U.S. exports expanded in April, according to Commerce Department figures released this week. The growth outpaced import gains, narrowing the trade deficit and signaling resilience in American goods shipped abroad.

The export surge reflected demand pressures tied to escalating Middle East tensions. Rising geopolitical risk pushed oil prices higher, creating immediate demand for energy exports. U.S. crude producers ramped up shipments to capitalize on elevated prices, with West Texas Intermediate crude strengthening on supply concerns tied to potential Iranian disruptions.

The trade balance shifted in America's favor. When exports grow faster than imports, the deficit shrinks, which typically bolsters gross domestic product calculations. The April data arrived as investors weighed whether the U.S. economy maintains momentum heading into the second quarter.

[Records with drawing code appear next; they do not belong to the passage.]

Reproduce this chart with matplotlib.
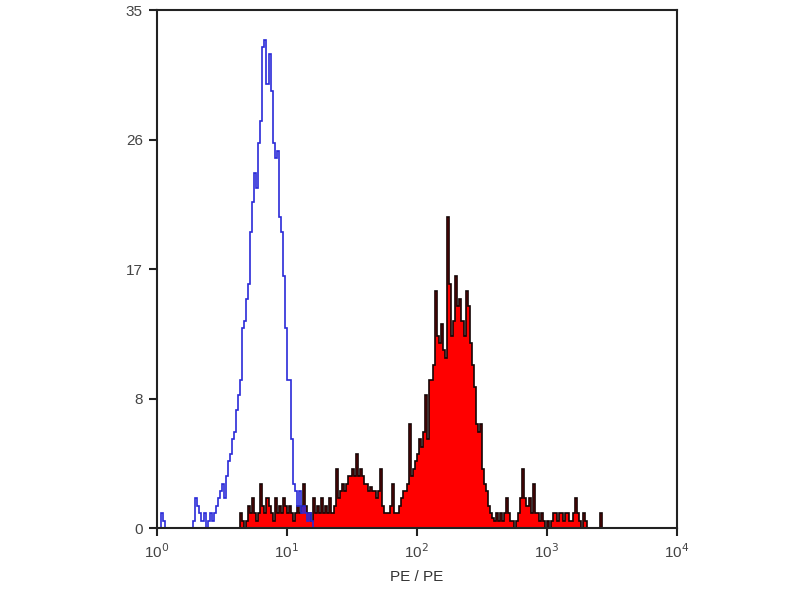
import numpy as np
import matplotlib
matplotlib.use('Agg')
import matplotlib.pyplot as plt

plt.rcParams['font.family'] = ['Liberation Sans', 'DejaVu Sans']

# channels: 64 per decade, 10^0 .. 10^4
n_ch = 256
per_decade = 64

# isotype control (blue outline), starting at channel 0
blue_start = 0
blue_counts = [0, 0, 1, 0.5, 0, 0, 0, 0, 0, 0, 0, 0, 0, 0, 0, 0, 0, 0,
               0.5, 2, 1.5, 1, 0.5, 1, 0, 0.5, 1, 0.5, 1, 1.5, 2, 2.5,
               3, 2, 3.5, 4.5, 5, 6, 6.5, 8, 9, 10, 13.5, 14, 15.5, 16.5,
               20, 22, 24, 23, 26, 27.5, 32.5, 33, 30, 32, 29.5, 26, 25,
               25.5, 21, 20, 17, 13.5, 10, 10, 6, 3, 2.5, 1.5, 2.5, 1,
               1.5, 1, 0.5, 1, 0.5]

# stained sample (red fill), starting at channel 41
red_start = 41
red_counts = [1, 0.5, 0, 0.5, 1.5, 1, 2, 1, 0.5, 1, 3, 1.5, 1, 2, 1.5,
              1, 0.5, 2, 1, 1.5, 1, 2, 1.5, 1, 1.5, 1, 0.5, 1, 1.5, 1,
              1.5, 3, 1.5, 1, 1, 0.5, 2, 1, 1.5, 1, 2, 1, 1.5, 1, 2, 1,
              1.5, 4, 2, 2.5, 3, 2.5, 3, 3.5, 3.5, 4, 3.5, 5, 3.5, 4,
              3.5, 3, 3, 2.5, 2.8, 2.5, 2.5, 2, 2.5, 4, 1.5, 1, 1, 1,
              1.5, 3, 1, 1, 1.5, 2, 2.5, 2.5, 3, 7, 3.5, 4, 4.5, 5, 6,
              5.5, 6.5, 9, 6, 10, 10, 11, 16, 13, 12.5, 13.8, 12, 11.5,
              21, 16.5, 13, 14, 17, 15, 15.5, 14, 13, 16, 15, 12.5, 11,
              9.5, 7, 6.5, 7, 4, 3, 2.5, 1.5, 1, 0.7, 0.5, 1, 0.5, 1,
              0.5, 1, 2, 1, 0.5, 0.5, 0, 0.5, 1, 2, 4, 2, 1.5, 2, 1, 3,
              1, 1, 0.5, 1, 0.5, 0, 0.5, 0, 0.5, 1, 1, 0.5, 1, 1, 0.5,
              1, 1, 0.5, 0.5, 1, 2, 1, 0.5, 0, 1, 0.5, 0, 0, 0, 0, 0, 0,
              1]

x_ticks = [1, 10, 100, 1000, 10000]
x_labels = ['10$^{0}$', '10$^{1}$', '10$^{2}$', '10$^{3}$', '10$^{4}$']
y_ticks = [0, 8.75, 17.5, 26.25, 35]
y_labels = ['0', '8', '17', '26', '35']

edges = 10 ** (np.arange(n_ch + 1) / per_decade)
blue = np.zeros(n_ch)
blue[blue_start:blue_start + len(blue_counts)] = blue_counts
red = np.zeros(n_ch)
red[red_start:red_start + len(red_counts)] = red_counts

fig = plt.figure(figsize=(8, 6), dpi=100)
ax = fig.add_axes([0.196, 0.12, 0.65, 0.8633])

ax.stairs(red, edges, fill=True, color='#ff0000', baseline=0)
ax.stairs(red, edges, color='#140505', linewidth=1.2, baseline=0)
ax.stairs(blue, edges, color='#2a2ad8', linewidth=1.2, baseline=None)

ax.set_xscale('log')
ax.set_xlim(1, 10000)
ax.set_ylim(0, 35)
ax.set_xticks(x_ticks)
ax.set_xticklabels(x_labels)
ax.xaxis.set_minor_locator(matplotlib.ticker.NullLocator())
ax.set_yticks(y_ticks)
ax.set_yticklabels(y_labels)

for s in ax.spines.values():
    s.set_linewidth(1.5)
    s.set_color('#222222')
ax.tick_params(direction='out', length=6, width=1.5, colors='#222222',
               labelcolor='#444444', labelsize=11, pad=4)
ax.set_xlabel('PE / PE', fontsize=11, color='#333333', labelpad=7)

plt.savefig('out.png', dpi=100)
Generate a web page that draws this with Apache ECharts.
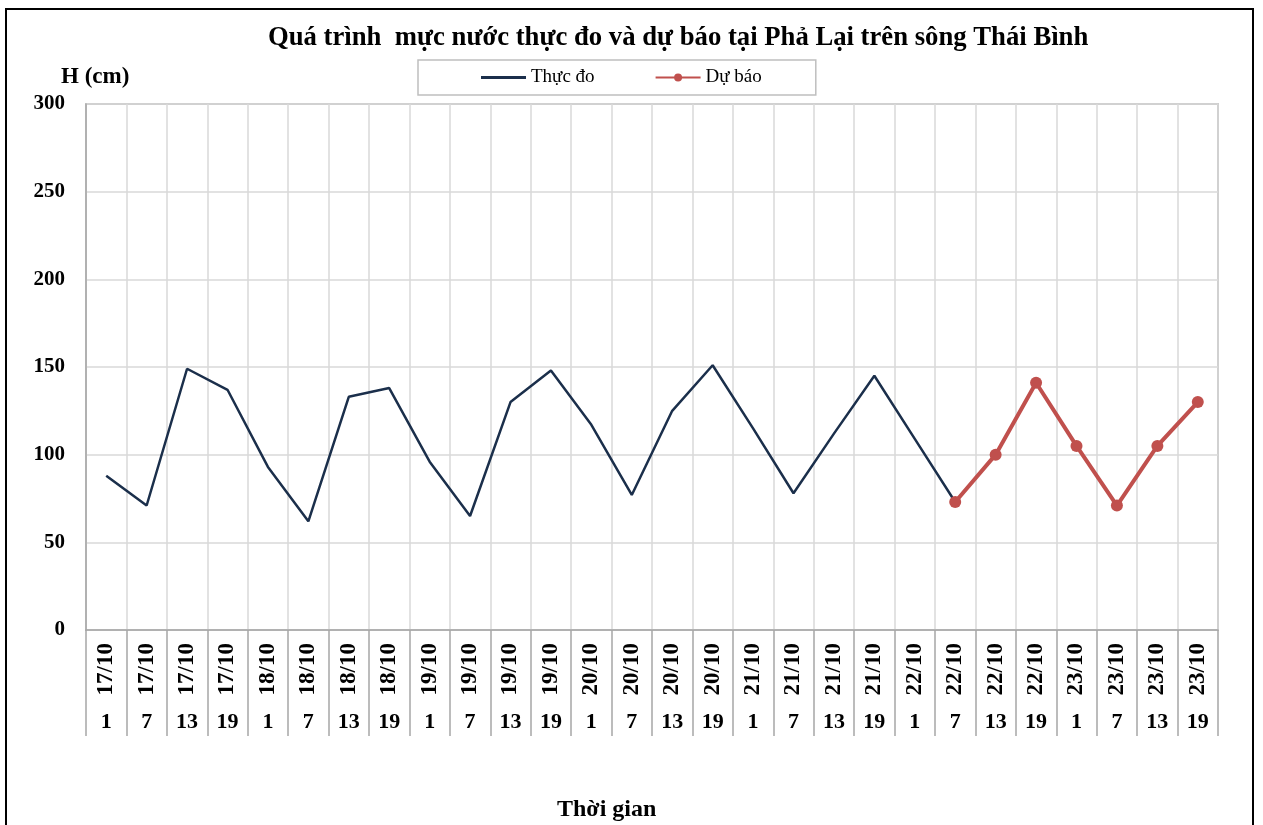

However, the export strength carries a caveat. The growth rested partly on temporary factors rather than underlying demand fundamentals. Elevated oil prices created a one-time tailwind for energy exporters, but sustained geopolitical risk remains unpredictable. If tensions ease, oil prices could retreat, cooling demand for U.S. energy products and pressuring export numbers in subsequent months.

Manufacturing exporters also benefited, though data showed mixed performance across sectors. Agricultural shipments remained soft compared to prior years, reflecting ongoing trade uncertainties and slower global growth. Technology and machinery exports held steady, suggesting steady demand from developed economies despite rate-hiking cycles.

The Commerce report lands as the Federal Reserve monitors inflation and growth metrics. Energy prices feed directly into broader price levels, meaning the Iranian tensions and elevated crude have implications for inflation data. If oil prices stabilize at higher levels, inflation could prove stickier, complicating the Fed's rate-cut timeline.

Investors should track whether April's export strength repeats in May and June data. Seasonal adjustments and the durability of geopolitical demand determine whether this becomes a trend or a blip. Oil-exporting states and energy-linked manufacturers saw the most benefit, while broader export growth depends on global demand recovery outside crisis dynamics.

The S&P 500, WTI crude oil, and the U.S. Dollar index face directional pressure based on how long elevated geopolitical risk persists and whether it translates into sustained export demand or fades as tensions cool.